- Required task -
Please, without the pictures, retype exactly the lines from the start of the material through the line that holds "from matplotlib.ticker import FuncFormatter".

● ● ● ● ● ● ●

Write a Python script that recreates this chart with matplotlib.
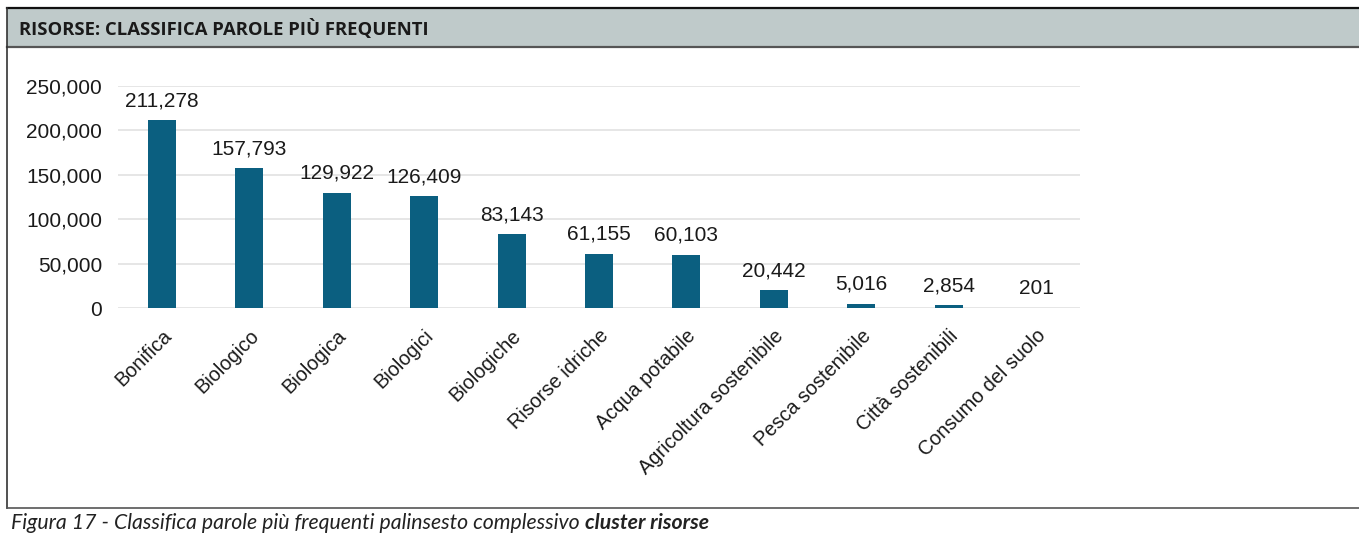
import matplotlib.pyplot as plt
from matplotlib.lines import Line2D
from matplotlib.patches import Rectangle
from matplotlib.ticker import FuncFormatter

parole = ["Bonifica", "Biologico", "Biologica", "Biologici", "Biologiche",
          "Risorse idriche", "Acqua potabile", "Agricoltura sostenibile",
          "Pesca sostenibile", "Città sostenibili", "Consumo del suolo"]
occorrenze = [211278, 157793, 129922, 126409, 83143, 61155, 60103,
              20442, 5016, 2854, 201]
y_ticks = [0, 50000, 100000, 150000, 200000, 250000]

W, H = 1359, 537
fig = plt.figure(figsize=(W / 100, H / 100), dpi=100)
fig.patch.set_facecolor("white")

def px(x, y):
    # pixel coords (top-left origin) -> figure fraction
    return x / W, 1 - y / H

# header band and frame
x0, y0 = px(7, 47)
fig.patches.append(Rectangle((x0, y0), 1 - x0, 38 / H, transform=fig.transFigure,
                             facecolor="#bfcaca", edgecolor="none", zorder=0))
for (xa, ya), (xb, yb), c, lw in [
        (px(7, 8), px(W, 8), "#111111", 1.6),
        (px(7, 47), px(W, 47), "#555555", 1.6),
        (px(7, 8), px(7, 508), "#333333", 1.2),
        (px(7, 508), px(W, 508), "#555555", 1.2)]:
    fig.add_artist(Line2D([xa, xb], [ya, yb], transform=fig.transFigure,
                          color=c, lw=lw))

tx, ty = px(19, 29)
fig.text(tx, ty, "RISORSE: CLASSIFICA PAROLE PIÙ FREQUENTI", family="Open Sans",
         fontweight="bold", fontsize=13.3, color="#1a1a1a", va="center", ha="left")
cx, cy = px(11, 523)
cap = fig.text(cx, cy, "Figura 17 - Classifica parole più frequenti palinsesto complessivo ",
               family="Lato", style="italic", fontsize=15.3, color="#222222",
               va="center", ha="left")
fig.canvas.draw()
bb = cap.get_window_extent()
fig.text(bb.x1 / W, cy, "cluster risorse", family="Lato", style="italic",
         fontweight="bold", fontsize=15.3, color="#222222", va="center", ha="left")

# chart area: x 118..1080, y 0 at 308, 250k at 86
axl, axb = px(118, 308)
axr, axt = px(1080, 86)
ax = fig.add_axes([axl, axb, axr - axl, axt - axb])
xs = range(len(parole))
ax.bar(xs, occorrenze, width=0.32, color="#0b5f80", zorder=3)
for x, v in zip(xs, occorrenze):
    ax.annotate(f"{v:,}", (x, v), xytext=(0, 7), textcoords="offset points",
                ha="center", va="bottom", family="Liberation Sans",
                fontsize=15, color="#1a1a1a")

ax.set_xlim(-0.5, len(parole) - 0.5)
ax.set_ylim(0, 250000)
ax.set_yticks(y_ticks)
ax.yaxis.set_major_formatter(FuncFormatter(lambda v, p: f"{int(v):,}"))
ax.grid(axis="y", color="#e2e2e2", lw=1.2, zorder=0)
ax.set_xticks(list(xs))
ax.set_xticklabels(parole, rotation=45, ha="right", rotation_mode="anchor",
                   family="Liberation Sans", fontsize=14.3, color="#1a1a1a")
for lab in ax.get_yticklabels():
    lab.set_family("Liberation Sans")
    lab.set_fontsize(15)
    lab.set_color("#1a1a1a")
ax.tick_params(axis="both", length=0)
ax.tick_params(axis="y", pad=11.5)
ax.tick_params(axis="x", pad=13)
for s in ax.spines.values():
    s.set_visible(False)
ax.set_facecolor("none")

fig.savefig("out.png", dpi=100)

● ● ● ● ● ● ●

- Written answer -
Write a Python script that recreates this chart with matplotlib.
import matplotlib.pyplot as plt
from matplotlib.lines import Line2D
from matplotlib.patches import Rectangle
from matplotlib.ticker import FuncFormatter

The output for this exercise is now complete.